The one good outcome of this traumatic occurrence: it gave me the excuse to call up my little brother in Detroit and yell at him. You see, Kevin worked at Saab for 18 years before becoming a big shot PR guy at Cadillac. Every time the Saab breaks down, I phone him and give him some grief. Trust me, it's not as mean spirited as it sounds. It's more a big brother/little brother love and friendship thing. Kevin called me an idiot and advised me to crank down harder on the fuel filler cap. The darn light illuminated yet again when I started it the second time around.
I drove the Miata the next several days and fired up the Saab on Monday morning to take it to our local dealership here in Oceanside. The "Check Engine" light failed to illuminate! I shut the car off, re-started, and no light. The car had fixed itself! I drove down to the dealership. Kenny, the service manager, explained that it often takes several times before the computer cycles through and resets itself. Kenny said he'd be glad to check out the car and charge me for their trouble. I laughed and grabbed my keys. They'll be getting my money again soon enough anyway.

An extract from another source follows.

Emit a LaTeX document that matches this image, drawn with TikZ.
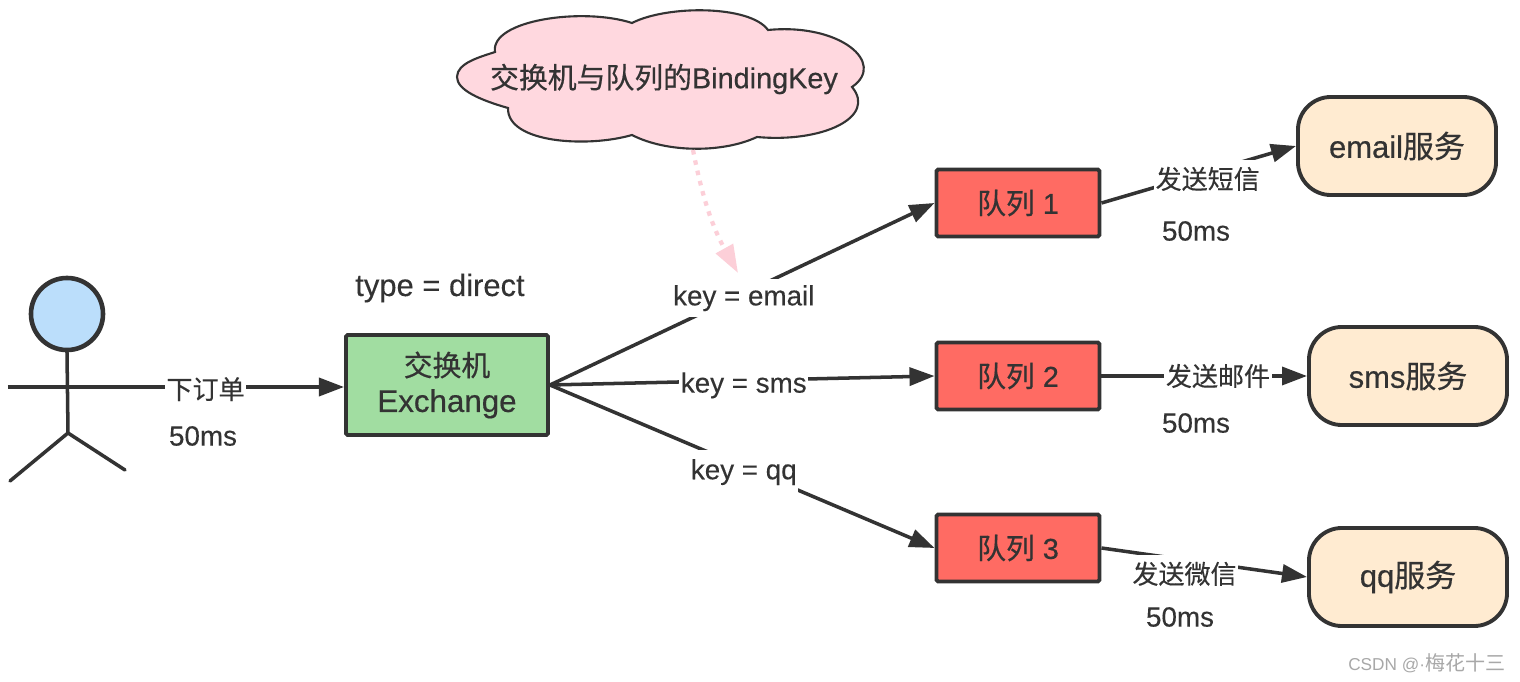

Since it was early in the morning and I hadn't had breakfast, I drove down near the Oceanside Pier, parked, and walked to the end of the Pier where there's a Ruby's restaurant. If you've never eaten at a restaurant at the end of a long wooden pier, you're missing out. Should the waves be crashing against the pier's pilings with a great deal of force, eating in the restaurant is like being on a boat. Figuring my luck was already running strong, I ordered up the biggest breakfast I could find on the menu and challenged the God of Sea Sickness. My cast-iron stomach prevailed.